Margaret Atwood, who needs no introduction and who delivered last year’s Lectio Magistralis at the Premio Gregor von Rezzori, has just won the Booker prize for her novel The Testaments, a sequel to A Handmaids Tale. We’re delighted to congratulate Margaret on these recent successes.
Edward Docx, a frequent Fellow over the years, spent several weeks with us working on his new novel and the film script for Let Go My Hand, but returned to London as a result of fast-moving events regarding Brexit.
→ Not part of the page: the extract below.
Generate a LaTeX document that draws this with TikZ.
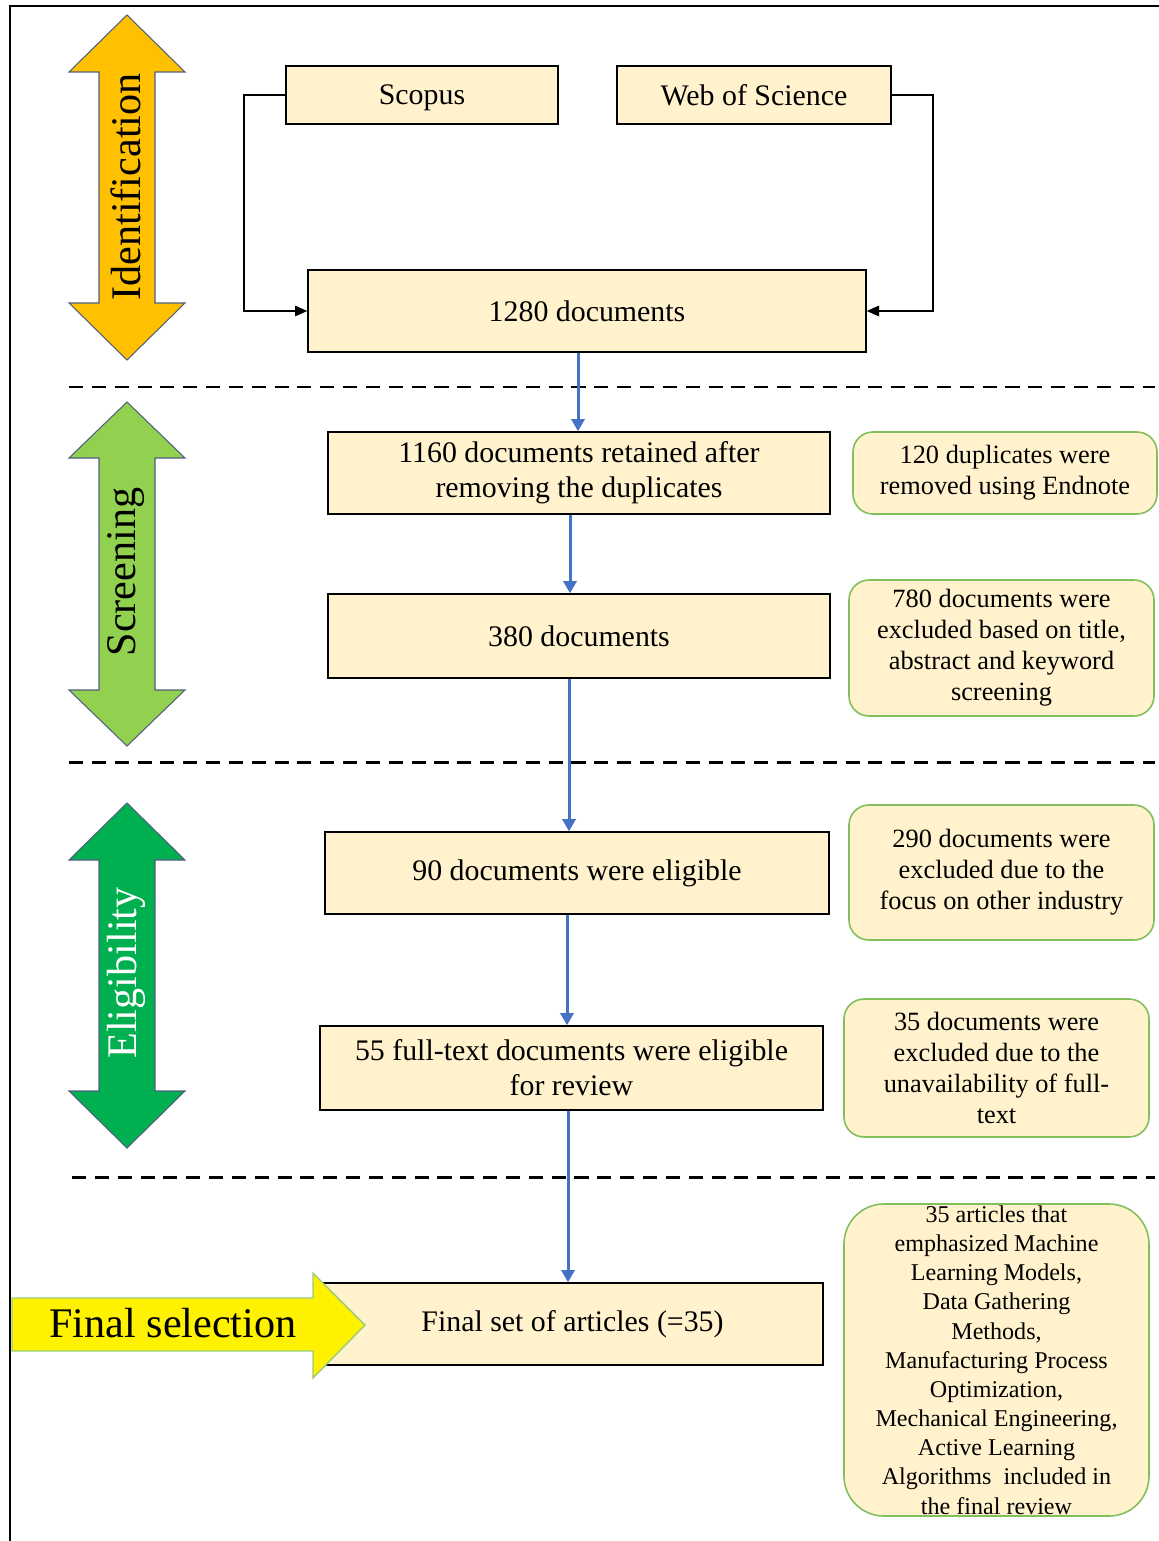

Edward has been very active in Westminster politics and campaigned hard for Remain.
Thankfully we are still graced with the presence of Mercedes Cebrian, who was the Guest Editor of the Penguin Random House imprint “Caballo de Troya” in Spain during 2018. Mercedes’ new poetry book, Muchacha de Castilla (La Bella Varsovia, 2019), hot off the press, will be released in Spain in mid-November. After some years devoted to writing poetry, essays and food chronicles, she is working on a novel in Santa Maddalena. She’s also the only one who is able to master Clo Clo, the new impossibly wild dog.
Edwin Frank, editorial director of New York Review Books, recently celebrated the twentieth anniversary of the NYRB Classics series, in which Gregror von Rezzori’s magnum opus, Abel and Cain, appeared earlier this year. For the twentieth anniversary of the series, he put together an anthology of writings from it entitled The Red Thread. At Santa Maddalena, he has been working on an international history of the twentieth-century novel (not, he hastens to add, the same thing as every novel in the twentieth-century!). In the photograph, he is shown teaching Falcone, the new assistant, how to edit newsletters.
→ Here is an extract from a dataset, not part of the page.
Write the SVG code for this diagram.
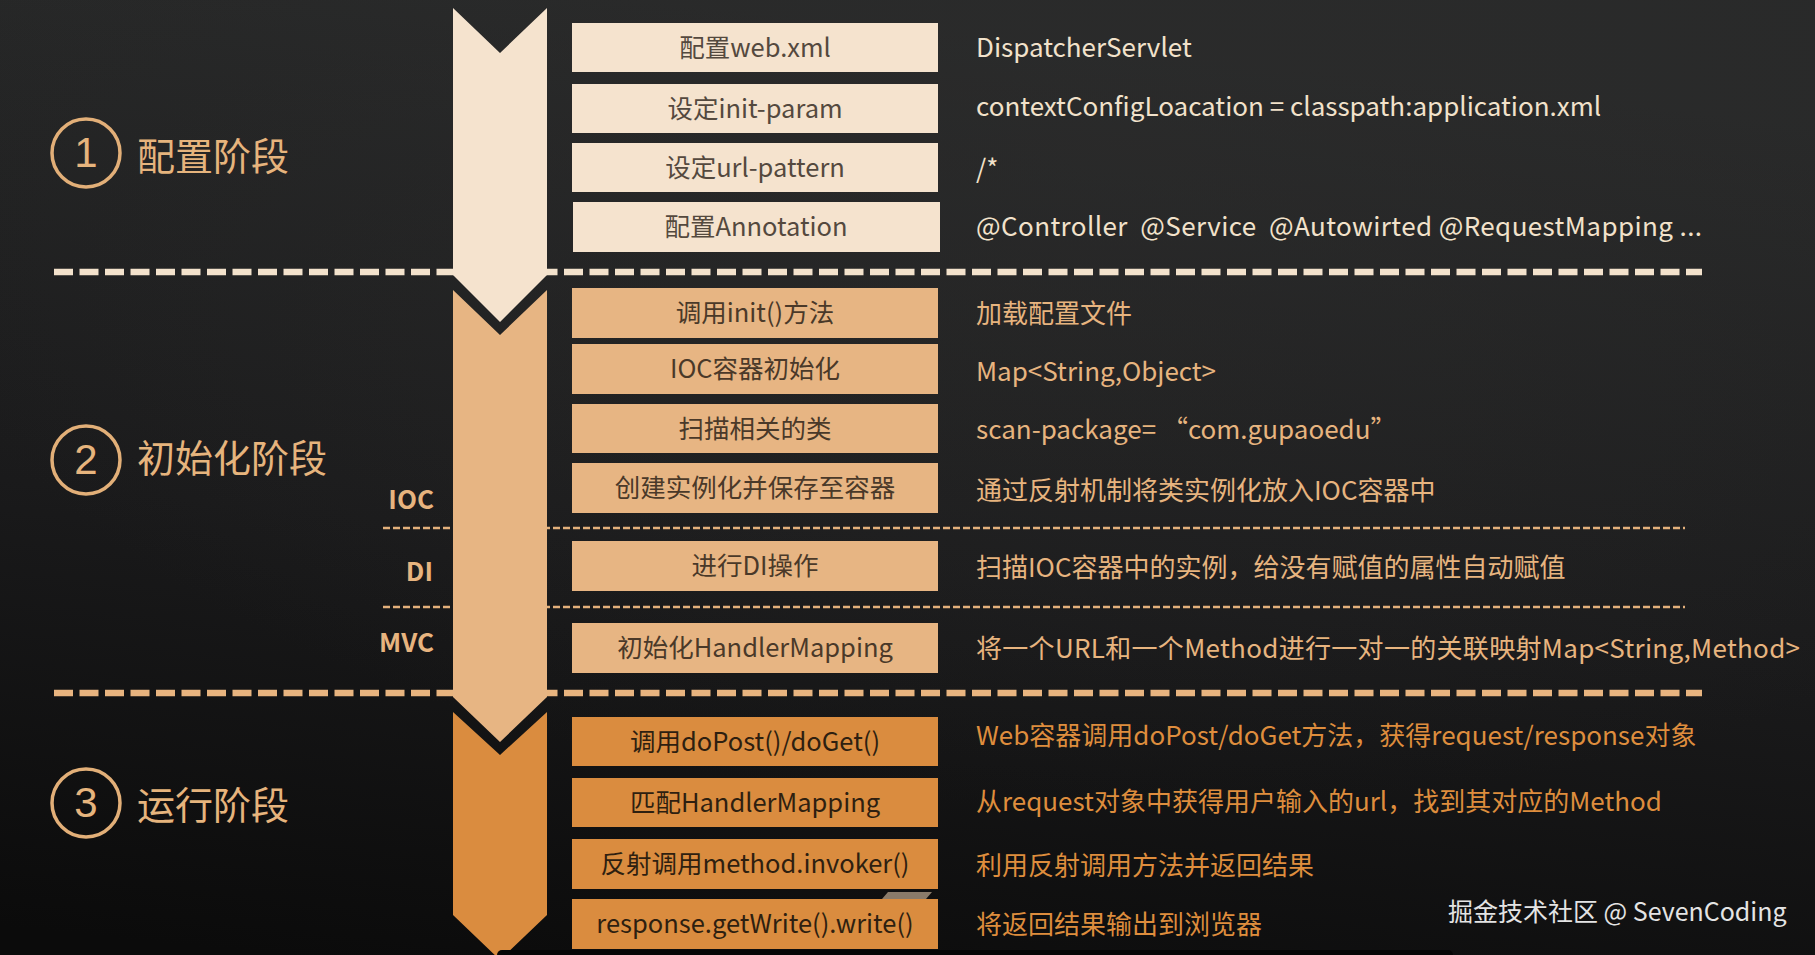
<svg xmlns="http://www.w3.org/2000/svg" width="1815" height="955" viewBox="0 0 1815 955">
<defs>
<linearGradient id="bg" x1="0.35" y1="0" x2="0.15" y2="1">
<stop offset="0" stop-color="#282929"/>
<stop offset="0.55" stop-color="#1a1a1b"/>
<stop offset="1" stop-color="#0b0b0b"/>
</linearGradient>
<radialGradient id="glow" cx="0.62" cy="0.15" r="0.7">
<stop offset="0" stop-color="#2c2c2c" stop-opacity="0.6"/>
<stop offset="1" stop-color="#2c2c2c" stop-opacity="0"/>
</radialGradient>
</defs>
<style>
text{font-family:"Noto Sans CJK SC","Liberation Sans",sans-serif;}
.stage{fill:#E6B47D;font-size:38px;dominant-baseline:central;}
.num{fill:#E6B47D;font-family:"Liberation Sans","Noto Sans CJK SC",sans-serif;font-size:42px;text-anchor:middle;dominant-baseline:central;}
.ring{fill:none;stroke:#E2AF78;stroke-width:3.5;}
.b1{fill:#F5E3CE;}
.b2{fill:#E7B583;}
.b3{fill:#DA8C3F;}
.bt{font-size:25.5px;text-anchor:middle;dominant-baseline:central;}
.t1{fill:#54493E;}
.t2{fill:#4A3929;}
.t3{fill:#2E1F10;}
.rt{font-size:26px;dominant-baseline:central;}
.r1{fill:#F2E2CB;}
.r2{fill:#E7B47F;}
.r3{fill:#DE8D3D;}
.side{fill:#E7B47F;font-size:26px;font-weight:bold;text-anchor:end;dominant-baseline:central;}
.thick1{stroke:#F3E2CC;stroke-width:6.5;stroke-dasharray:19 6.5;fill:none;}
.thick2{stroke:#E8B47F;stroke-width:6.5;stroke-dasharray:19 6.5;fill:none;}
.thin{stroke:#E3B07B;stroke-width:2.5;stroke-dasharray:7 3;fill:none;}
</style>
<rect x="0" y="0" width="1815" height="955" fill="url(#bg)"/>
<rect x="0" y="0" width="1815" height="955" fill="url(#glow)"/>

<g id="separators">
<line class="thick1" x1="54" y1="272" x2="1702" y2="272"/>
<line class="thick2" x1="54" y1="693" x2="1702" y2="693"/>
<line class="thin" x1="383" y1="528" x2="1685" y2="528"/>
<line class="thin" x1="383" y1="607" x2="1685" y2="607"/>
</g>

<g id="flow-arrows">
<polygon fill="#F5E3CE" points="453,8 500,53 547,8 547,275 500,322 453,275"/>
<polygon fill="#E7B583" points="453,290 500,335 547,290 547,697 500,742 453,697"/>
<polygon fill="#DA8C3F" points="453,712 500,755 547,712 547,915 500,960 453,915"/>
</g>

<g id="stage1">
<circle class="ring" cx="86" cy="153" r="34"/>
<text class="num" x="86" y="152">1</text>
<text class="stage" x="137" y="153.5">配置阶段</text>
</g>
<g id="stage2">
<circle class="ring" cx="86" cy="460" r="34"/>
<text class="num" x="86" y="459">2</text>
<text class="stage" x="137" y="455.5">初始化阶段</text>
</g>
<g id="stage3">
<circle class="ring" cx="86" cy="803" r="34"/>
<text class="num" x="86" y="802">3</text>
<text class="stage" x="137" y="802">运行阶段</text>
</g>

<g id="label-ioc"><text class="side" x="434" y="497">IOC</text></g>
<g id="label-di"><text class="side" x="433" y="569">DI</text></g>
<g id="label-mvc"><text class="side" x="434" y="640">MVC</text></g>

<g id="n1"><rect class="b1" x="572" y="23" width="366" height="49"/><text class="bt t1" x="755" y="45">配置web.xml</text><text class="rt r1" x="976" y="45">DispatcherServlet</text></g>
<g id="n2"><rect class="b1" x="572" y="84" width="366" height="49"/><text class="bt t1" x="755" y="106">设定init-param</text><text class="rt r1" x="976" y="104">contextConfigLoacation = classpath:application.xml</text></g>
<g id="n3"><rect class="b1" x="572" y="143" width="366" height="49"/><text class="bt t1" x="755" y="165">设定url-pattern</text><text class="rt r1" x="976" y="166.5">/*</text></g>
<g id="n4"><rect class="b1" x="573" y="202" width="367" height="50"/><text class="bt t1" x="756" y="224.5">配置Annotation</text><text class="rt r1" x="976" y="224.5" xml:space="preserve" textLength="726">@Controller  @Service  @Autowirted @RequestMapping ...</text></g>

<g id="n5"><rect class="b2" x="572" y="288" width="366" height="50"/><text class="bt t2" x="755" y="310.5">调用init()方法</text><text class="rt r2" x="976" y="311.5">加载配置文件</text></g>
<g id="n6"><rect class="b2" x="572" y="344" width="366" height="50"/><text class="bt t2" x="755" y="366.5">IOC容器初始化</text><text class="rt r2" x="976" y="369">Map&lt;String,Object&gt;</text></g>
<g id="n7"><rect class="b2" x="572" y="404" width="366" height="49"/><text class="bt t2" x="755" y="426">扫描相关的类</text><text class="rt r2" x="976" y="427">scan-package= “com.gupaoedu”</text></g>
<g id="n8"><rect class="b2" x="572" y="463" width="366" height="50"/><text class="bt t2" x="755" y="485.5">创建实例化并保存至容器</text><text class="rt r2" x="976" y="488.5">通过反射机制将类实例化放入IOC容器中</text></g>
<g id="n9"><rect class="b2" x="572" y="541" width="366" height="50"/><text class="bt t2" x="755" y="563.5">进行DI操作</text><text class="rt r2" x="976" y="565.5">扫描IOC容器中的实例，给没有赋值的属性自动赋值</text></g>
<g id="n10"><rect class="b2" x="572" y="623" width="366" height="50"/><text class="bt t2" x="755" y="645.5">初始化HandlerMapping</text><text class="rt r2" x="976" y="646.5" textLength="824">将一个URL和一个Method进行一对一的关联映射Map&lt;String,Method&gt;</text></g>

<g id="n11"><rect class="b3" x="572" y="717" width="366" height="49"/><text class="bt t3" x="755" y="739">调用doPost()/doGet()</text><text class="rt r3" x="976" y="733.5">Web容器调用doPost/doGet方法，获得request/response对象</text></g>
<g id="n12"><rect class="b3" x="572" y="778" width="366" height="49"/><text class="bt t3" x="755" y="800">匹配HandlerMapping</text><text class="rt r3" x="976" y="799.5">从request对象中获得用户输入的url，找到其对应的Method</text></g>
<g id="n13"><rect class="b3" x="572" y="839" width="366" height="50"/><text class="bt t3" x="755" y="861.5">反射调用method.invoker()</text><text class="rt r3" x="976" y="863.5">利用反射调用方法并返回结果</text></g>
<g id="n14"><rect class="b3" x="572" y="899" width="366" height="50"/><text class="bt t3" x="755" y="921.5">response.getWrite().write()</text><text class="rt r3" x="976" y="922.5">将返回结果输出到浏览器</text></g>

<polygon fill="#8A7B6A" points="888,892 932,892 926,899 882,899"/>
<rect x="497" y="950" width="956" height="10" rx="5" fill="#060606"/>

<g id="watermark"><text x="1448" y="909.5" font-size="25" fill="#E4E4E4" dominant-baseline="central">掘金技术社区 @ SevenCoding</text></g>
</svg>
Isabelle Mayault has taken up residence in the tower to work on her second novel. Her first, Une Longe Nuit Mexicaine, published by Gallimard in February, concerns the discovery of a mysterious suitcase containing Robert Capa’s lost negatives from the Spanish Civil War. Isabelle recently took a brief trip to Corsica, to receive the Prix Ulysse for her first novel. She has worked as a journalist in Beirut, Algeria, Istanbul, Cairo, Burkina Faso and Madagascar.
We are looking forward to welcoming Claudia Durastanti to Santa Maddalena in the coming days. Claudia’s fourth and latest novel, La Straniera, a fictionalised account of her parents’ relationship and her early life, was a finalist for this year’s Premio Strega.
Michael Cunningham is also presently at Santa Maddalena, his first visit during the olive season. Michael was a Fellow on five different occasions, and delivered the Lectio Magistralis at the 2010 Premio Gregor von Rezzori. He is a frequent visitor and one of the most loved friends of Santa Maddalena.